Ray Generation

Given a camera's orthonormal basis (\(\mathbf{pos}, \mathbf{u}, \mathbf{v}, \mathbf{w}\)), the width and height of the desired image (\(n_x, n_y\)), and the field of view (\(fov\)), we can generate a ray for each pixel in the image.

Ray

We begin by noting that a ray is a parametric line that begins at a point and continues on forever. A ray defined as: \(\mathbf{r} = \mathbf{p} + t\mathbf{d}\) where \(\mathbf{p}\) is the starting position of the ray, \(\mathbf{d}\) is the direction of the ray, and positive \(t\) is the parameter that generates the set \(\mathbf{r}\) of postions along the ray.

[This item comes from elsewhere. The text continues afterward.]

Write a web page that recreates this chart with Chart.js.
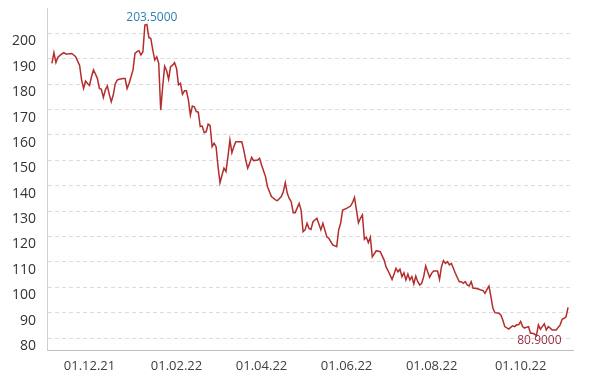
<!DOCTYPE html>
<html>
<head>
<meta charset="utf-8">
<script src="https://cdn.jsdelivr.net/npm/chart.js@4"></script>
<style>
  html, body { margin: 0; padding: 0; background: #ffffff; }
  #c { display: block; }
</style>
</head>
<body>
<canvas id="c" width="604" height="382"></canvas>
<script>
// ---- data ----
const startDate = '2021-11-04';           // first trading day shown
const tradingDay = [
  0,1,2,3,5,6,7,8,10,11,12,13,14,15,16,17,18,19,20,21,22,23,24,25,26,27,28,29,30,31,32,33,34,36,37,38,39,40,41,42,43,44,45,46,47,48,49,50,51,52,53,54,55,56,57,58,59,60,61,62,63,64,65,66,67,68,69,70,71,72,73,74,75,76,77,78,79,80,81,82,83,84,85,86,87,88,89,90,91,92,93,95,96,97,98,99,100,101,102,104,105,106,108,109,111,113,114,116,117,118,119,120,121,122,123,125,126,127,128,129,130,131,132,134,136,137,138,139,140,141,142,144,145,146,147,149,151,152,153,154,155,156,157,158,159,160,161,162,164,166,168,169,170,172,173,174,175,176,177,178,179,180,181,182,183,184,185,186,187,188,189,190,191,192,193,195,196,197,198,199,200,201,202,203,204,206,207,208,209,210,211,212,213,214,216,217,218,219,220,221,222,223,224,226,227,228,229,231,232,233,234,235,236,237,238,239,240,241,242,243,244,245,246,247,249,250,251,252,253,255,257,258,259,260,261
];
const values = [
  188.2,192.4,188.5,190.6,191.9,192.4,191.9,191.9,192.1,191.5,190.8,189.1,187.4,181.6,178.3,181.2,180.3,179.5,182.9,185.6,184.0,182.2,178.3,178.0,174.8,177.7,179.3,176.0,173.1,175.7,180.1,181.6,181.9,182.2,182.2,178.3,180.3,182.9,185.6,192.1,192.8,193.2,191.5,192.8,203.3,203.5,198.4,198.0,193.4,189.5,190.8,188.2,169.8,179.0,187.1,185.3,181.9,186.9,187.5,188.5,186.2,179.7,180.3,176.0,177.4,177.4,173.8,167.8,171.4,171.1,169.2,169.0,163.3,163.5,160.9,161.3,164.3,163.7,155.4,156.7,155.4,147.5,141.2,144.2,146.9,145.6,151.4,158.0,153.0,155.4,157.3,157.3,157.3,154.1,150.1,146.9,148.9,151.2,149.9,150.1,150.8,148.2,143.6,139.6,135.7,134.4,134.1,135.7,137.6,141.2,137.0,135.0,133.7,129.4,129.4,133.0,130.4,121.9,122.6,125.2,123.2,122.8,125.8,127.2,122.6,125.2,122.6,119.9,119.3,118.0,116.7,116.0,122.6,125.2,130.4,131.1,132.0,133.3,135.4,130.4,125.4,127.2,128.5,118.9,119.7,117.6,119.7,112.0,114.4,114.0,110.7,107.9,106.5,103.1,105.2,107.5,106.1,107.1,104.2,105.7,102.9,105.2,102.9,104.2,101.3,104.4,102.2,100.9,101.6,104.2,108.4,106.1,103.9,105.5,106.4,106.4,103.1,108.1,110.5,109.4,110.1,108.8,109.4,107.5,105.5,102.2,102.2,101.6,102.2,100.9,100.5,102.2,99.6,99.6,99.2,98.9,98.7,97.6,99.2,100.5,96.3,91.7,90.0,89.8,89.1,87.1,84.5,83.5,84.2,84.8,84.5,85.2,85.2,86.5,84.5,83.9,84.3,84.5,81.9,81.9,81.6,80.9,85.2,83.5,85.6,83.2,84.5,83.9,83.2,83.2,85.2,87.4,87.8,88.4,92.1
];
const tickDates  = ['2021-12-01','2022-02-01','2022-04-01','2022-06-01','2022-08-01','2022-10-01'];
const tickLabels = ['01.12.21','01.02.22','01.04.22','01.06.22','01.08.22','01.10.22'];
const yTicks = [80,90,100,110,120,130,140,150,160,170,180,190,200];

// count weekdays from startDate up to (not including) date
function weekdayIndex(dateStr) {
  const d0 = new Date(startDate + 'T00:00:00Z');
  const d1 = new Date(dateStr + 'T00:00:00Z');
  let n = 0;
  for (let d = new Date(d0); d < d1; d.setUTCDate(d.getUTCDate() + 1)) {
    const wd = d.getUTCDay();
    if (wd !== 0 && wd !== 6) n++;
  }
  return n;
}
const tickDays = tickDates.map(weekdayIndex);

const points = tradingDay.map((d, i) => ({ x: d, y: values[i] }));

const extremaPlugin = {
  id: 'extrema',
  afterDatasetsDraw(chart) {
    const { ctx, scales: { x, y } } = chart;
    let maxI = 0, minI = 0;
    values.forEach((v, i) => { if (v > values[maxI]) maxI = i; if (v < values[minI]) minI = i; });
    ctx.save();
    ctx.font = '12px "Open Sans", sans-serif';
    ctx.textAlign = 'center';
    // max
    ctx.fillStyle = '#2f7fb5';
    ctx.textBaseline = 'bottom';
    ctx.fillText(values[maxI].toFixed(4), x.getPixelForValue(tradingDay[maxI]) + 5, y.getPixelForValue(values[maxI]) - 1);
    // min
    ctx.fillStyle = '#9a2c45';
    ctx.textBaseline = 'top';
    ctx.fillText(values[minI].toFixed(4), x.getPixelForValue(tradingDay[minI]) + 3, y.getPixelForValue(values[minI]) - 1);
    ctx.restore();
  }
};

new Chart(document.getElementById('c'), {
  type: 'line',
  data: {
    datasets: [{
      data: points,
      borderColor: 'rgb(180,45,45)',
      borderWidth: 1.5,
      pointRadius: 0,
      tension: 0,
      fill: false
    }]
  },
  options: {
    responsive: false,
    animation: false,
    devicePixelRatio: 1,
    layout: { padding: { top: 8, right: 31, bottom: 0, left: 0 } },
    plugins: { legend: { display: false }, tooltip: { enabled: false } },
    scales: {
      x: {
        type: 'linear',
        min: -2.5,
        max: 263.5,
        afterFit: s => { s.height = 32; s.paddingLeft = 0; s.paddingRight = 0; },
        afterBuildTicks: s => { s.ticks = tickDays.map(v => ({ value: v })); },
        grid: { display: false, drawTicks: false },
        border: { display: true, color: '#bdbdbd', width: 1 },
        ticks: {
          autoSkip: false,
          maxRotation: 0,
          padding: 8,
          color: '#404040',
          font: { family: '"Open Sans", sans-serif', size: 13 },
          callback: (v, i) => tickLabels[i]
        }
      },
      y: {
        type: 'linear',
        min: 75.3,
        max: 210,
        afterFit: s => { s.width = 47; s.paddingTop = 0; s.paddingBottom = 0; },
        afterBuildTicks: s => { s.ticks = yTicks.map(v => ({ value: v })); },
        grid: { display: true, drawTicks: false, color: '#dcdcdc', lineWidth: 1 },
        border: { display: true, color: '#cfcfcf', width: 1, dash: [4, 3] },
        ticks: {
          padding: 11,
          labelOffset: 8,
          color: '#333333',
          font: { family: '"Open Sans", sans-serif', size: 14 },
          callback: v => String(v)
        }
      }
    }
  },
  plugins: [extremaPlugin]
});
</script>
</body>
</html>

Perspective Ray Generation

To create a ray for a given camera, note that each ray must pass through a pixel in the image plane. So, imagine an image plane in front of the camera. Each pixel has a position in 3D space and the ray for each pixel must pass through the 3D point. We will call this point \(\mathbf{s}\). The position of \(\mathbf{s}\) can be computed as:

$$ \mathbf{s} = \mathbf{e} + u \mathbf{u} + v \mathbf{v} - d \mathbf{w} $$

Where the scalars \(u\) and \(v\) are related to the image resolution as follows:

$$ u = \ell + \frac{(r - \ell)(i + 0.5)} {n_x} $$ $$ v = b + \frac{(t - b)(j + 0.5)} {n_y} $$

\(i\) and \(j\) are the index of the pixel the ray is being computed for. \(n_x\) and \(n_y\) are the width and height of the image plane in pixels. \(\ell\), \(r\), \(b\), \(t\) are the distance from the camera center to the left, right, bottom, and top of the image frame. The origin for this image frame is in the left bottom corner. If the camera is centered in the frame (as is typical), then these values are related to \(\frac{n_x}{2}\) and \(\frac{n_y}{2}\). For example, \(\ell\) would be \(-\frac{n_x}{2}\) and \(r\) would be \(\frac{n_x}{2}\).

The scalar \(d\) controls how far the image plane is from the camera origin. This is related to the field-of-view. A small FOV results in a larger \(d\). Given a horizontal FOV, \(d\) can be computed as:

$$ d = \cot(\frac{fov}{2}) \frac{n_x}{2} $$

Finally, once \(\mathbf{s}\) is known, the ray direction \(\mathbf{d}\) can be computed as \(\mathbf{s} - \mathbf{e}\). The ray position is just the same as the camera position.